Thin-plate lattices in AlSi10Mg alloy via laser additive manufacturing: Highly enhanced specific strength and recovery

Abstract

Metallic lattices have emerged as a class of lightweight, strong, and multifunctional materials with growing applications. However, their specific strengths (strength-to-density ratios) often fall significantly short of those of their bulk metal counterparts. Thin-plate lattices (TPLs), featuring submillimeter-thick metal plates, present a promising solution. Yet, traditional manufacturing methods have long hindered their development. This study investigates laser additive manufacturing and the mechanical properties of axially isotropic AlSi10Mg alloy TPLs, designed with various unit cells, including cubic, cuboctahedron, truncated-octahedron, rhombicuboctahedron, and sphere structures. With densities ranging from 0.57 to 1.13 g/cm³ , these TPLs achieved exceptional specific yield strengths up to 90 % of the base alloy—significantly surpassing the performance of strut-based metallic lattices, which typically achieve 50–60 %. Additionally, under uniaxial compression, the TPLs demonstrated remarkable near-complete peak stress recovery, even at high strain levels (>50 %) or during fragmentation, offering a unique safety mechanism.

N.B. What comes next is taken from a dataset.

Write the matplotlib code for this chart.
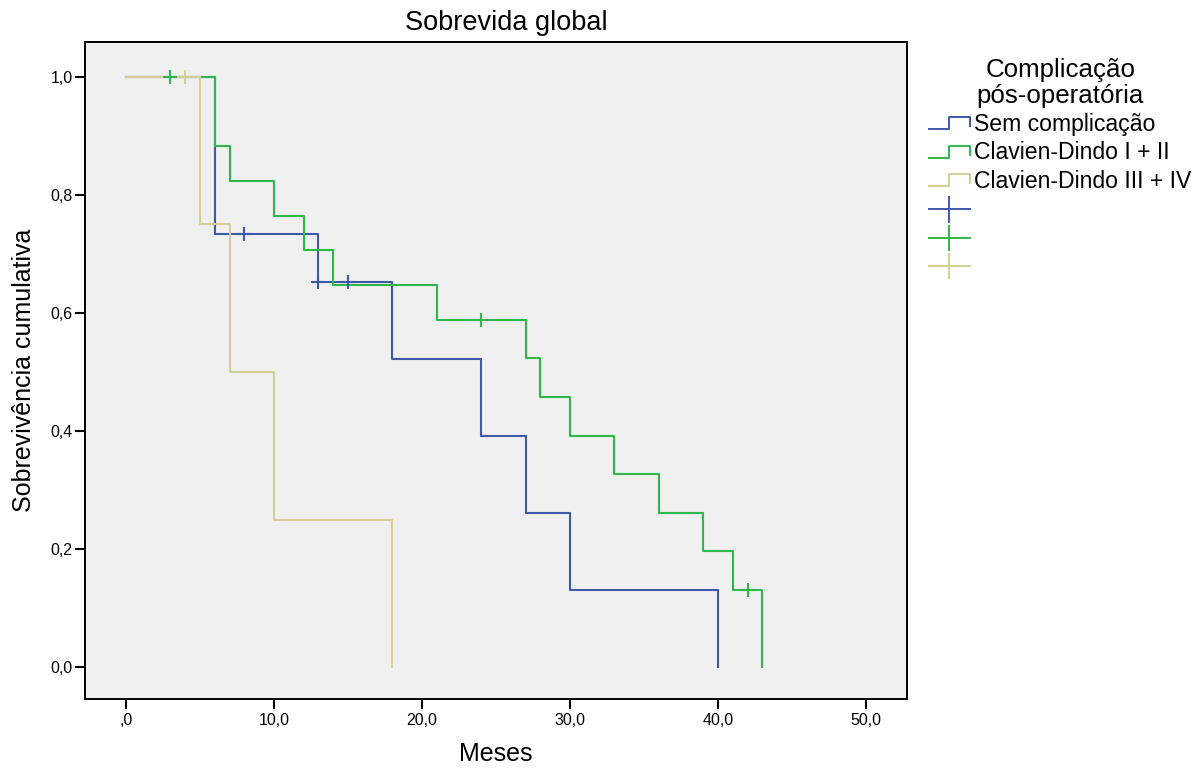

This recovery was driven by distinct failure modes: at lower densities, fractures progressed layer by layer, leaving intact layers, while at higher densities, crack deflection enhanced resilience. These findings position TPLs as a transformative advancement, combining exceptional specific strength with robust recovery characteristics to outperform conventional lattice designs in multifunctional, high-performance applications.